Possibly, the Swarm reasoned, if the Earth mothers were divided and all possessed such weapons, they could be turned against one another. If Earth was thereby rendered uninhabitable, the Swarm was willing to wait the thousands of years necessary for Earth to become useful again. The span of time would be nothing compared to the years the Swarm had already waited.
The Swarm, as it was eclipsed by the sun, decided to concentrate its monitoring activities on confirming these hypotheses.
It sensed possibilities here.
"So I says to Maxine, I says, When are you gonna do something about that condition of yours? I says, It's time to let a doctor see it…"
The bag lady, one shopping bag hanging from her arm while she clutched a second bag to her chest, walked slowly down the alley, fighting the Siberian wind.
Cyndi's blond hair flailed in the breeze as she shivered in a calfskin jacket. She watched as Modular Man tried to talk to the woman, give her a take-out bag filled with Chinese food, but she continued mumbling to herself and plodding up the alley. Finally the android stuffed the take-out bag into her shopping bag and returned to where Cyndi waited.
"Surrender, Mod Man. There isn't anything you can do for her. "
He took her in his arms and spiraled into the sky. "I keep thinking there's something."
"Superhuman powers aren't an answer to everything, Mod Man. You have to learn to come to terms with your limitations."
The android said nothing.
"The thing you need to understand, if this business isn't going to drive you crazy, is that no one's invented a wild card power that can do a goddamn thing for old ladies who are out of their heads and who carry their whole world with them in shopping bags and live in garbage cans. I don't have any powers, and even I know that." She paused. "You listening, Mod Man?"

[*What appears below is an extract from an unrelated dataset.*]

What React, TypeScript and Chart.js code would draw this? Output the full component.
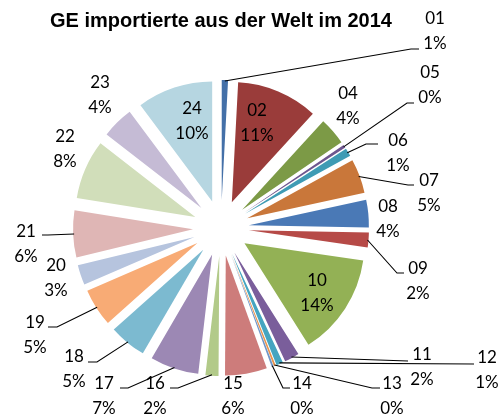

"Yes. I hear you. You know, you're awfully hard-bitten for a girl just arrived from Minnesota."
"Hey. Hibbing is a tough town during a recession." They floated up toward Aces High. Cyndi reached into her jacket pocket and produced a small package wrapped in red ribbon. "I got you a present," she said. "Seeing as it's our last night together. Merry Christmas."
The android seemed embarrassed. "I didn't think to get you anything," he said.
"That's all right. You've had things on your mind." Modular Man opened the package. The wind caught the bright ribbon and spiraled it down into the darkness. Inside was a gold pin in the shape of a playing card, the ace of hearts, with the words MY HERO engraved.
" I figured you could use cheering up. You can wear it on your jockey shorts."
"Thank you. It's a nice thought."
"You're welcome." Cyndi hugged him.
The Empire State threw a spear of colored spotlights into the night. The pair landed on Hiram's terrace. The busy sounds of the bar could be heard even over the gusting wind.
A Christmas Eve crowd was celebrating. Cyndi and Modular Man gazed for a long moment through the windows. "Hey," she said. "I'm tired of rich food."
The android thought a moment. "Me, too."
"How about that Chinese place? Then we can go to my apartment. "
Warmth filled him, even, here in the Siberian jet stream. He was airborne in a fraction of a second.
Down the alley, something bright caught the eye of the bag lady. She bent and picked up a strand of red ribbon. She stuffed it into a bag and walked on.